WHAT TO WORK ON >>
Using the data below, output the first line and every line after it up to and including the line containing "years = [str(y) for y in range(2001, 2017)]", exactly as written and with nothing added.

MATERIAL FOR THIS TASK >>
* BEGIN *

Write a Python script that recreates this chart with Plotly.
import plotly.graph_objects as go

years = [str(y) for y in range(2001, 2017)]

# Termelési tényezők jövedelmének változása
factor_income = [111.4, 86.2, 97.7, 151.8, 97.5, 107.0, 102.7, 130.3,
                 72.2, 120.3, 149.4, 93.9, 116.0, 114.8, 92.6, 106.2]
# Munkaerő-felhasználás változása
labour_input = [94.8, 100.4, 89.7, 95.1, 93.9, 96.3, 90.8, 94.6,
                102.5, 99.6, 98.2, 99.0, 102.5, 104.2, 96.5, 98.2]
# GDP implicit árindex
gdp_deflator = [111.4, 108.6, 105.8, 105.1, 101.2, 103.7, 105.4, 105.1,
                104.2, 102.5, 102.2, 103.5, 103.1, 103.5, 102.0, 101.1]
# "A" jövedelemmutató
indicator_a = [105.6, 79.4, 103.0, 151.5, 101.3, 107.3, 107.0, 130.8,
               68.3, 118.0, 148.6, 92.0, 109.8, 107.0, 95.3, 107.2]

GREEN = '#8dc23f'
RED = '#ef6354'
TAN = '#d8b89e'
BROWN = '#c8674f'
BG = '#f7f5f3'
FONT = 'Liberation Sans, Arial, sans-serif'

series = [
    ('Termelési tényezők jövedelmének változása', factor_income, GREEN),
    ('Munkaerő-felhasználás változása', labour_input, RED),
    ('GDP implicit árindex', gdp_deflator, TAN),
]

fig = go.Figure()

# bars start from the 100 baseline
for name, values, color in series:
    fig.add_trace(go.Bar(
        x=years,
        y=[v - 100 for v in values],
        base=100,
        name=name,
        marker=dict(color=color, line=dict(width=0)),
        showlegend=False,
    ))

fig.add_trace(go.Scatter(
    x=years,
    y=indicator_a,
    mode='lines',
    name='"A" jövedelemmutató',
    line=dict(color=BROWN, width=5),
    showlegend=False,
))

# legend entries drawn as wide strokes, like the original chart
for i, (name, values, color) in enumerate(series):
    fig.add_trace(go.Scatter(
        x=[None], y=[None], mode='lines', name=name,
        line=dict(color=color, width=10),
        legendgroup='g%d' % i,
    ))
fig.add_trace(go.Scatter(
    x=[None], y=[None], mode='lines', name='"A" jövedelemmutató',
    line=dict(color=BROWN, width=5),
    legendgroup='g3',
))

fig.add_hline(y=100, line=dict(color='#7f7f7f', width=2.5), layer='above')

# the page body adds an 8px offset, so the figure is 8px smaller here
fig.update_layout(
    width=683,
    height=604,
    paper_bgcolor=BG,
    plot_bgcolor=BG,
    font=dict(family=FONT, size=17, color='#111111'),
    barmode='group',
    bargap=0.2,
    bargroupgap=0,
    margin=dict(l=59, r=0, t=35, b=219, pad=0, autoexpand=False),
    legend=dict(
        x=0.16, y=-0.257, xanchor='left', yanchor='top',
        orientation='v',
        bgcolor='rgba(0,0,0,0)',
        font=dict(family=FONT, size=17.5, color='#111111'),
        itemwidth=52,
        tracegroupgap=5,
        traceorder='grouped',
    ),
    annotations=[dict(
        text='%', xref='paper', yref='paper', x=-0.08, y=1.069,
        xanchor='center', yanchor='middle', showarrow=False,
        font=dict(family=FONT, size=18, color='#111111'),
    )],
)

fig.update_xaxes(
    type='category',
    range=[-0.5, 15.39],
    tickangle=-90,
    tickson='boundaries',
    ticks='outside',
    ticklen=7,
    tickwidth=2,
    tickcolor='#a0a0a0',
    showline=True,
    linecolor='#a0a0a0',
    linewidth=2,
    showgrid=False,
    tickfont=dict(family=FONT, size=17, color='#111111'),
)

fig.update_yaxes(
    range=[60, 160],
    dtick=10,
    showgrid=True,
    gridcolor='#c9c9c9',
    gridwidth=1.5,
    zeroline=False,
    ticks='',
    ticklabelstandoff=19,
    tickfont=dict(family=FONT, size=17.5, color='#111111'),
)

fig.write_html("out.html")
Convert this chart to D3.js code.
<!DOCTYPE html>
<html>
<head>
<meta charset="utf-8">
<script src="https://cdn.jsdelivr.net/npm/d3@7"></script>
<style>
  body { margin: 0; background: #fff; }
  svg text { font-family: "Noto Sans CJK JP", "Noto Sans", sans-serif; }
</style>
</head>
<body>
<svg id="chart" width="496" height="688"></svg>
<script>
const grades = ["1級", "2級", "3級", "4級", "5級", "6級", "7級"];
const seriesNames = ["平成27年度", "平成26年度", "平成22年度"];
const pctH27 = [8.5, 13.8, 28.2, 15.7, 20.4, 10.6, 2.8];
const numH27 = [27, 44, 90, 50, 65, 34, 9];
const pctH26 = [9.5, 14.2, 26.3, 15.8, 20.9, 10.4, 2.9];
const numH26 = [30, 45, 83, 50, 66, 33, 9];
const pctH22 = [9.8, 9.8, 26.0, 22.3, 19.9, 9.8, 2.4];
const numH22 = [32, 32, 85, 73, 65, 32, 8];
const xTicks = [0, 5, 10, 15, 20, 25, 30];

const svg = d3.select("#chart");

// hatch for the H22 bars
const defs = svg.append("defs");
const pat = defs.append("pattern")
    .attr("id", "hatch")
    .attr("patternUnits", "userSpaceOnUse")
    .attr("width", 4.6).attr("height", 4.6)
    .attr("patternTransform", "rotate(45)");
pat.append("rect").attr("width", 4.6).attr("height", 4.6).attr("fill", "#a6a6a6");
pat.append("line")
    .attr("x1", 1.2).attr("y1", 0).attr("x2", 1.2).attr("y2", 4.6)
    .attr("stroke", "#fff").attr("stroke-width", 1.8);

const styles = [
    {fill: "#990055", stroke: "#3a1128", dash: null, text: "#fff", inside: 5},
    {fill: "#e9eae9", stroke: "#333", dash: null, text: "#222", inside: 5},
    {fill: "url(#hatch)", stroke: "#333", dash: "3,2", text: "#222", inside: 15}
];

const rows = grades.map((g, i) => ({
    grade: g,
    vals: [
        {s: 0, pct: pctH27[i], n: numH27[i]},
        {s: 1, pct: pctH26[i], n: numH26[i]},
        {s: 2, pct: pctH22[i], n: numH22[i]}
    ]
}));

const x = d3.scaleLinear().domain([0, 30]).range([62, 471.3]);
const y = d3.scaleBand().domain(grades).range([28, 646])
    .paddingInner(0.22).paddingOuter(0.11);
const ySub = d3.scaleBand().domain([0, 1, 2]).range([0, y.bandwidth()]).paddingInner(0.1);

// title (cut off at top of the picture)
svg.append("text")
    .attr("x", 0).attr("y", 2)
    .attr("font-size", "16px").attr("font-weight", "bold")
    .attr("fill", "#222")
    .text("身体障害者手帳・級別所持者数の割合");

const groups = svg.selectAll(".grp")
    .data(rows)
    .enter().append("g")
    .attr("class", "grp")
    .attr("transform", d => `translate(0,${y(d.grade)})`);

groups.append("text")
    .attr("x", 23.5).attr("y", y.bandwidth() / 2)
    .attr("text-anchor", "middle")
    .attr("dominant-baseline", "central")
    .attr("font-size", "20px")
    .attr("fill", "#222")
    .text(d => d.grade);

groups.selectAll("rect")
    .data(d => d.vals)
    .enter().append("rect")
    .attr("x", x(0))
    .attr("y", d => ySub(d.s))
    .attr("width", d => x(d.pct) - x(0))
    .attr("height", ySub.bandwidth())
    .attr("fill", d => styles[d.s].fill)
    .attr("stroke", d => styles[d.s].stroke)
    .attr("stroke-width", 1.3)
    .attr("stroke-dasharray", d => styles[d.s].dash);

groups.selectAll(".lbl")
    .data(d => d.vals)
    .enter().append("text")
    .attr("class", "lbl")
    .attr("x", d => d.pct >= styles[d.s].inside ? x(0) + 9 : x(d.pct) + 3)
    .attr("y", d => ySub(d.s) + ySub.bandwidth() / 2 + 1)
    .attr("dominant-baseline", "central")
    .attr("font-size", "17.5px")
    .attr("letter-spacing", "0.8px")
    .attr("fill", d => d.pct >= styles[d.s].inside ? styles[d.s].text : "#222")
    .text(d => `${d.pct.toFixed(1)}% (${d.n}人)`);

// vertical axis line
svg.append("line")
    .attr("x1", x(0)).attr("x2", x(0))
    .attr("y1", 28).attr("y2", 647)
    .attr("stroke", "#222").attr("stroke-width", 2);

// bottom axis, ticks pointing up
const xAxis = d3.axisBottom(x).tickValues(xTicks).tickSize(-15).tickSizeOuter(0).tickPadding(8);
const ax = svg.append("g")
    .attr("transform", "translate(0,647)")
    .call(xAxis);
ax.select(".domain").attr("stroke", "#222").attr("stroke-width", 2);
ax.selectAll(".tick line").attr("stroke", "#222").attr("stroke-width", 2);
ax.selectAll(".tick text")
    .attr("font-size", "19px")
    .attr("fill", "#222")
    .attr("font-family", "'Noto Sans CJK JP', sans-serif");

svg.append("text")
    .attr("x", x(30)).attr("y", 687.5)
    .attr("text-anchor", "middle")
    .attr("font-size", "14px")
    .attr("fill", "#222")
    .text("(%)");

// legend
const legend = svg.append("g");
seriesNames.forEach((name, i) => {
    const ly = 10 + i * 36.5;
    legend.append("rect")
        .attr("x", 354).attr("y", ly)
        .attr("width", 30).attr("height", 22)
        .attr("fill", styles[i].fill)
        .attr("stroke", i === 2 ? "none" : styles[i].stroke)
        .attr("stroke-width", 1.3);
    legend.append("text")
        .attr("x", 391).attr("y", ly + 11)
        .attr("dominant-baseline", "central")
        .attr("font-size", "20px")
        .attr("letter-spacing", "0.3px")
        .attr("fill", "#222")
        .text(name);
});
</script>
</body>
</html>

* END *

TASK OUTPUT >>
Write a Python script that recreates this chart with Plotly.
import plotly.graph_objects as go

years = [str(y) for y in range(2001, 2017)]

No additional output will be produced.